= Marion Gray =

American photographer

Marion Gray (September 14, 1934, Oakland, California – September 2, 2016, Mission District, San Francisco) was an American artist, photographer, and teacher. A vital member of the Bay Area art scene since the 1970s, Gray's "work blurs the lines between documentation and art, and exposes shared approaches between artists working in dance, performance and visual arts." During her long career, Gray documented the performances and works of artists such as John Cage, Christo and Jeanne Claude, Merce Cunningham, Joan Jonas, Marina Abramovic, Meredith Monk, Paul Dresher, Guerrilla Girls, and many others. As curator Christina Linden explains: "her photographs, themselves powerful works of art, constitute an immensely valuable archive of the ephemeral artistic activity the Bay Area has historically fostered.”

==Education and early work==

In 1975 Gray completed her studies at the University of California, Berkeley in Art History and Art Practice. She studied with Peter Selz, Jim Melchert, Peter Voulkos, and Joan Brown.

It was during her final year that Gray attended a lecture by the artists Christo and Jeanne Claude who were discussing their upcoming project for Marin and Sonoma counties, the "Running Fence." She was hired to work with the Christos on the project in 1976. The project proved to be the beginning of her career, as she documented the "Running Fence," using still and moving cameras.

==Career==

During her 40-year career, Gray developed an archive of work which captured historic and often one-time performances by some of the most important artists of the Bay Area.

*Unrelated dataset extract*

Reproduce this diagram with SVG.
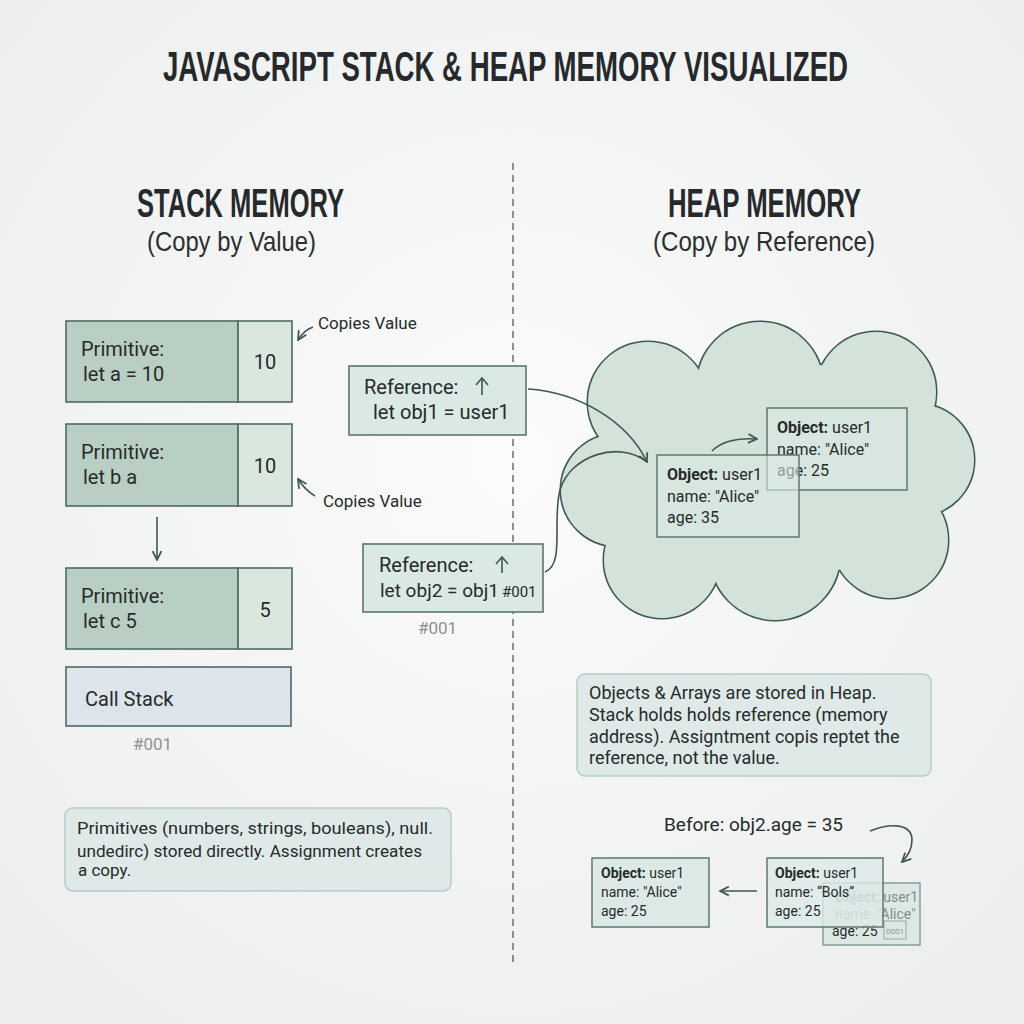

As Photograph Magazine states, "Gray’s position in these pictures is active; she treats each shot as if she were an art-world photojournalist. The best works seem almost collaborative, in that the photographer harnesses the energy of the artists and works she depicts."

==Publications and exhibitions==

Gray's work has appeared in various magazines and books including Art in America, Art Forum, Leonardo Music Journal, High Performance, Art in the San Francisco Bay Area 1945 to 1980, and Woman in Technology 2003, as well as both group and solo shows.

Exhibits include the San Francisco Art Institute "Marion Gray/Photographs of Actual Art," the Performing Arts Library and Museum, "In Performance – Tapestry," and "Resounding Works" at the Jazzova Sekce Gallery in Prague, Czech Republic.

In 2015 the Oakland Museum of California had a retrospective on Gray's work called Within The Light. The exhibition focused "on California artists (Terry Fox, Darryl Sapien, Robert Arneson, Survival Research Laboratories, William Wiley, Guillermo Gómez-Peña, Jim Melchert, Bonnie Ora Sherk, Keith Hennessy) and nationally acclaimed artists that have performed in the Bay Area (Ann Hamilton, Meredith Monk, Marina Abramovic and Ulay, Merce Cunningham, Eiko and Koma, Karen Finley)."